Together both dogs have valuable lessons for humans in conflict: 
  • Focus on the here and now: yesterday may have been a disappointment.  Perhaps in the past there were mistakes made by other people, and there is hurt and blame. Dogs know that if you want to move forward you need to focus on the present.  By focusing on the past and blame, you will stay there and not be able to move on. Dogs are expert at letting things go and moving to a new and possible future.  Yes terrible things may have happened in the past, if you remain in the past there is no hope of changing the future. Creating structures to move ahead is a difficult choice, but the alternative is to remain in the past.
  • Never-ending battles take their toll on you: we may comfort ourselves if we continue to fight that we are 'right' and that we are defending a 'principle'.  However, as my dog has found out, she is always on leash downstairs because I need to know that if the arch nemesis appears my dog will be under control. By contrast her brother, who was bitten by the arch nemesis has moved on and is free to amble as we walk and greet the neighbours. Sometimes, as humans we feel that it is 'right' to keep fighting, we need to understand that continuing a battle comes at a price.  We may pay in our emotional well-being, psychological well-being, legal costs, and opportunity costs. There may be others who suffer as collateral damage from our campaign. 

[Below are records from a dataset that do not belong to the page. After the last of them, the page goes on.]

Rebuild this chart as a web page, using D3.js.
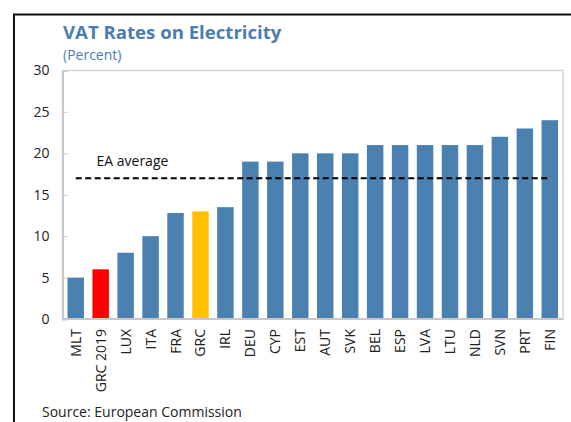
<!DOCTYPE html>
<html>
<head>
<meta charset="utf-8">
<script src="https://cdn.jsdelivr.net/npm/d3@7"></script>
<style>
  body { margin: 0; background: #fff; }
  text { font-family: "Open Sans", "Noto Sans", sans-serif; }
</style>
</head>
<body>
<div id="chart"></div>
<script>
// data
var countries = ["MLT", "GRC 2019", "LUX", "ITA", "FRA", "GRC", "IRL", "DEU", "CYP", "EST",
                 "AUT", "SVK", "BEL", "ESP", "LVA", "LTU", "NLD", "SVN", "PRT", "FIN"];
var rates = [5, 6, 8, 10, 12.8, 13, 13.5, 19, 19, 20, 20, 20, 21, 21, 21, 21, 21, 22, 23, 24];
var eaAverage = 17;
var yTicks = [0, 5, 10, 15, 20, 25, 30];

var width = 571, height = 422;
var margin = { top: 70.5, right: 8, bottom: 103, left: 62.5 };
var chartWidth = width - margin.left - margin.right;
var chartHeight = height - margin.top - margin.bottom;

var svg = d3.select("#chart")
    .append("svg")
    .attr("width", width)
    .attr("height", height);

// outer frame (only top and left edges show)
svg.append("path")
    .attr("d", "M14,422 L14,14.5 L571,14.5")
    .attr("fill", "none")
    .attr("stroke", "#111")
    .attr("stroke-width", 2);

svg.append("text")
    .attr("x", 63).attr("y", 39)
    .attr("font-size", 18.6)
    .attr("font-weight", "bold")
    .attr("fill", "#4a7eb0")
    .text("VAT Rates on Electricity");

svg.append("text")
    .attr("x", 63).attr("y", 60)
    .attr("font-size", 14)
    .attr("fill", "#4a7eb0")
    .text("(Percent)");

var chartGroup = svg.append("g")
    .attr("transform", `translate(${margin.left}, ${margin.top})`);

var x = d3.scaleBand()
    .domain(countries)
    .range([0, chartWidth])
    .paddingInner(0.34)
    .paddingOuter(0.2);

var y = d3.scaleLinear()
    .domain([0, 30])
    .range([chartHeight, 0]);

// plot border
chartGroup.append("rect")
    .attr("width", chartWidth)
    .attr("height", chartHeight)
    .attr("fill", "none")
    .attr("stroke", "#d4d4d4")
    .attr("stroke-width", 1.5);

// y axis, ticks inside
var yAxis = chartGroup.append("g")
    .call(d3.axisLeft(y).tickValues(yTicks).tickSize(-5).tickPadding(13));
yAxis.select(".domain").attr("stroke", "#c8c8c8").attr("stroke-width", 2);
yAxis.selectAll(".tick line").attr("stroke", "#d0d0d0");
yAxis.selectAll(".tick text")
    .attr("font-size", 14)
    .attr("fill", "#222")
    .style("font-family", "'Open Sans', sans-serif");

chartGroup.selectAll(".bar")
    .data(rates)
    .enter()
    .append("rect")
    .attr("class", "bar")
    .attr("x", function(d, i) { return x(countries[i]); })
    .attr("y", function(d) { return y(d); })
    .attr("width", x.bandwidth())
    .attr("height", function(d) { return chartHeight - y(d); })
    .attr("fill", function(d, i) {
      if (countries[i] == "GRC 2019") {
        return "#ff0000";
      } else if (countries[i] == "GRC") {
        return "#ffc000";
      } else {
        return "#4a81b0";
      }
    });

// x axis line on top of the bars
chartGroup.append("line")
    .attr("x1", 0).attr("x2", chartWidth)
    .attr("y1", chartHeight).attr("y2", chartHeight)
    .attr("stroke", "#c8c8c8")
    .attr("stroke-width", 2);

// rotated category labels
chartGroup.selectAll(".xlabel")
    .data(countries)
    .enter()
    .append("text")
    .attr("class", "xlabel")
    .attr("transform", function(d) {
      return "translate(" + (x(d) + x.bandwidth() / 2 + 5) + "," + (chartHeight + 10) + ") rotate(-90)";
    })
    .attr("text-anchor", "end")
    .attr("font-size", 14)
    .attr("fill", "#222")
    .text(function(d) { return d; });

// EA average
chartGroup.append("line")
    .attr("x1", x(countries[0]) + x.bandwidth() / 2)
    .attr("x2", x(countries[countries.length - 1]) + x.bandwidth() / 2)
    .attr("y1", y(eaAverage))
    .attr("y2", y(eaAverage))
    .attr("stroke", "#000")
    .attr("stroke-width", 2)
    .attr("stroke-dasharray", "6,3.5");

chartGroup.append("text")
    .attr("x", 34)
    .attr("y", y(eaAverage) - 12)
    .attr("font-size", 14)
    .attr("fill", "#111")
    .text("EA average");

svg.append("text")
    .attr("x", 42).attr("y", 417)
    .attr("font-size", 14)
    .attr("fill", "#222")
    .text("Source: European Commission");
</script>
</body>
</html>
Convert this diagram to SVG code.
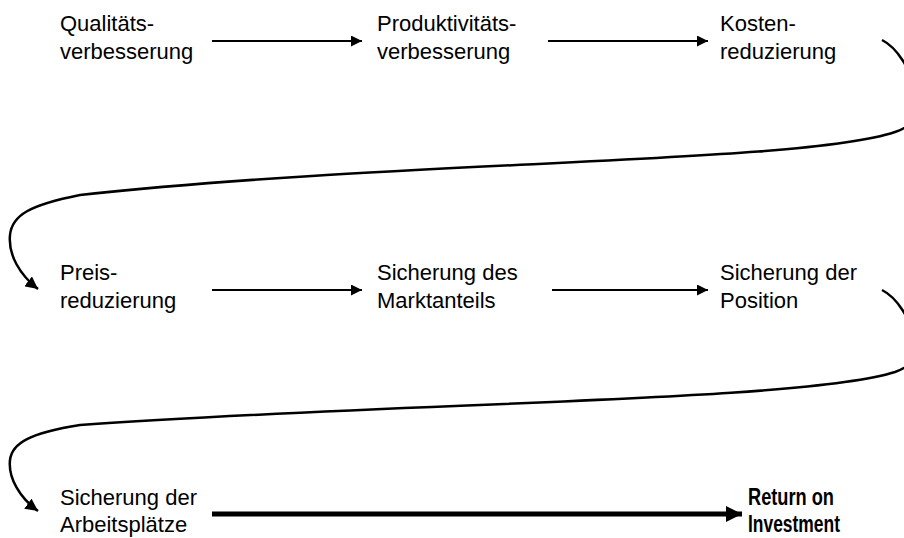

  • Forgiveness is a gift, we give ourselves: a long time ago, one of my dogs bit the other by accident. Whilst the blood was gushing from his ear, his sister demonstrated instant remorse. He forgave her immediately.  As humans we mistakenly believe that forgiveness is a gift we give other people. In fact, there is significant research to show that forgiveness has health benefits for the person giving it.  Dr Fred Luskin from the Stanford Forgiveness Project encourages people to forgive those who wrong them.  This is not because the person being forgiven deserves forgiveness, they may never know they have been forgiven. Forgiveness frees us from the hurt and allows us to move on and heal. We stop trying to enforce the unenforceable rule and allow ourselves to focus on our own healing.